Wendland besucht Manfred im Labor. Manfred bedauert im Gespräch, dass die Wissenschaft in Ostdeutschland nicht so weit entwickelt sei wie im Westen. Beim gemeinsamen Abendessen erzählt Wendland von Beschaffungsproblemen im Werk: Der Berliner Zulieferer produziert keine elektronischen Anlagen mehr. Wendland hat sich beim dortigen Werksleiter beschwert, der jedoch zurückschoss, sodass die Bezirksleitung Wendland Egoismus und Unbeherrschtheit vorwarf. Wendland spielt den Vorfall herunter und berichtet, dass ihm 1945 Ähnliches passiert sei: Nach Kriegsende habe eine sowjetische Patrouille zufällig eine Pistole bei ihm gefunden und er sei zu drei Jahren in Sibirien verurteilt worden. Danach habe er die Antifa-Schule besucht. Manfred befürchtet, Wendland wolle ihn für die Sache des Kommunismus werben und geht.

Enttäuschung und Resignation

An Weihnachten 1960 besucht Rita mit Manfred dessen Doktorvater, einen selbstverliebten Professor, vor dem die Gäste buckeln. Von Martin Jung erfährt Manfred, dass ihre gemeinsame Erfindung – eine neue Spinnmaschine – abgelehnt wurde. Für Manfred bricht eine Welt zusammen. Zugleich hat er das Gefühl, er habe sich beinahe vom Staatsapparat einfangen lassen, sei ihm nun aber entgangen. Ein Streitgespräch entzündet sich, Thema ist der Lage der Wissenschaft in der DDR angesichts der Abwanderung von Fachkräften nach Westdeutschland. Alle außer einem Gast kuschen vor der Meinung des Professors. Dieser verunglimpft den Protestler vor aller Augen. Manfred hat keine Hoffnung mehr auf Änderung. Rita bleibt verwirrt zurück. Sie und Manfred sprechen nie über den Abend.
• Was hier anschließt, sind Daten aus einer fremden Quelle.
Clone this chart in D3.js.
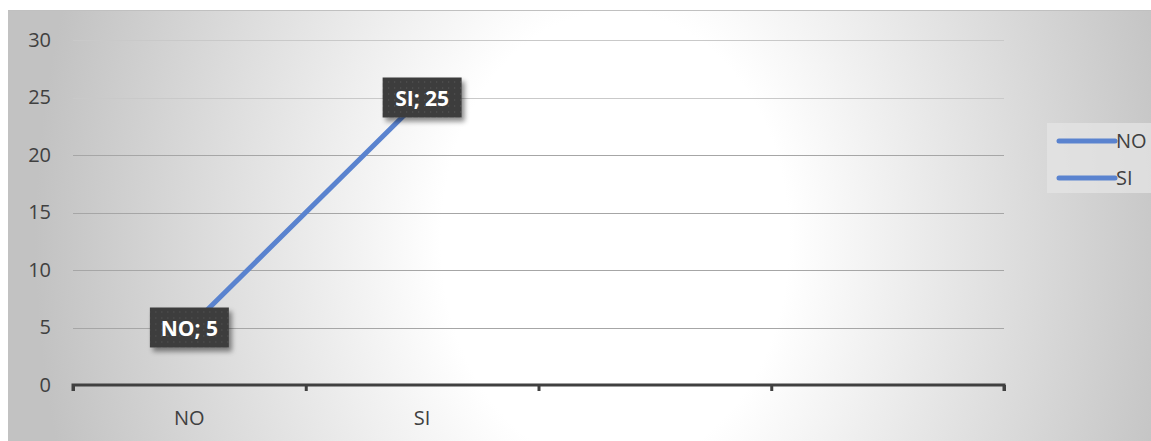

„Die zweimal hunderttausend Leute lebten nicht hier, weil es besonders Spaß machte, hier zu leben. Das sah man ihren Gesichtern an (...)“ (S. 35)

Der mutlose Manfred fährt mit Martin Jung nach Thüringen, zu dem Werk, das es abgelehnt hat, ihre Maschine zu testen. Rita erhält weder Briefe noch Anrufe und fragt sich, wie es den beiden ergehen mag. Ihre Studienkollegin Marion besucht sie. Die beiden sprechen über eine Kommilitonin namens Sigrid, deren Familie in den Westen gegangen ist. Sigrid versucht, diese Tatsache zu verheimlichen. Als Mangold Rita droht, weil sie von Sigrids Geheimnis wusste, flieht sie in ihr Heimatdorf. Wenig später muss sie sich von Mangold wegen der versäumten Schultage zurechtweisen lassen. Unterstützung erhält sie von Schwarzenbach, der Mangold provoziert und für Nachsicht und Geduld vonseiten der Partei plädiert.

„Hinter den Toren der Werke galten die Jahreszeiten der Produktion.“ (S. 39).“

Manfred berichtet Rita nach diesen Ereignissen von einem früheren Freund, mit dem er offen über die Fehler im System gesprochen habe. Daraufhin hätten sich alle in seiner Umgebung von ihm abgewandt und ihm Verdorbenheit vorgeworfen. Sein Freund habe sogar einen verunglimpfenden Artikel über ihn geschrieben und ihm bürgerliche Irrmeinungen vorgeworfen.

Unvereinbare Spannungen

Im Sanatorium erhält Rita von Martin Jung einen Brief, den Manfred diesem geschrieben hat. Manfred ist inzwischen in den Westen geflohen und äußert in dem Brief sein Entsetzen darüber, dass die DDR-Bürger nach der Aufdeckung von Stalins Verbrechen nicht aufmucken. Es stellt sich heraus, dass Martin Jung nach jenem Aufenthalt in Thüringen vom Studium ausgeschlossen wurde, weil er auf einer Betriebsversammlung die anderen Teilnehmer als „Intriganten, Nichtskönner und Bremsklötze“ bezeichnet hatte. Manfred setzte damals erfolglos für ihn ein.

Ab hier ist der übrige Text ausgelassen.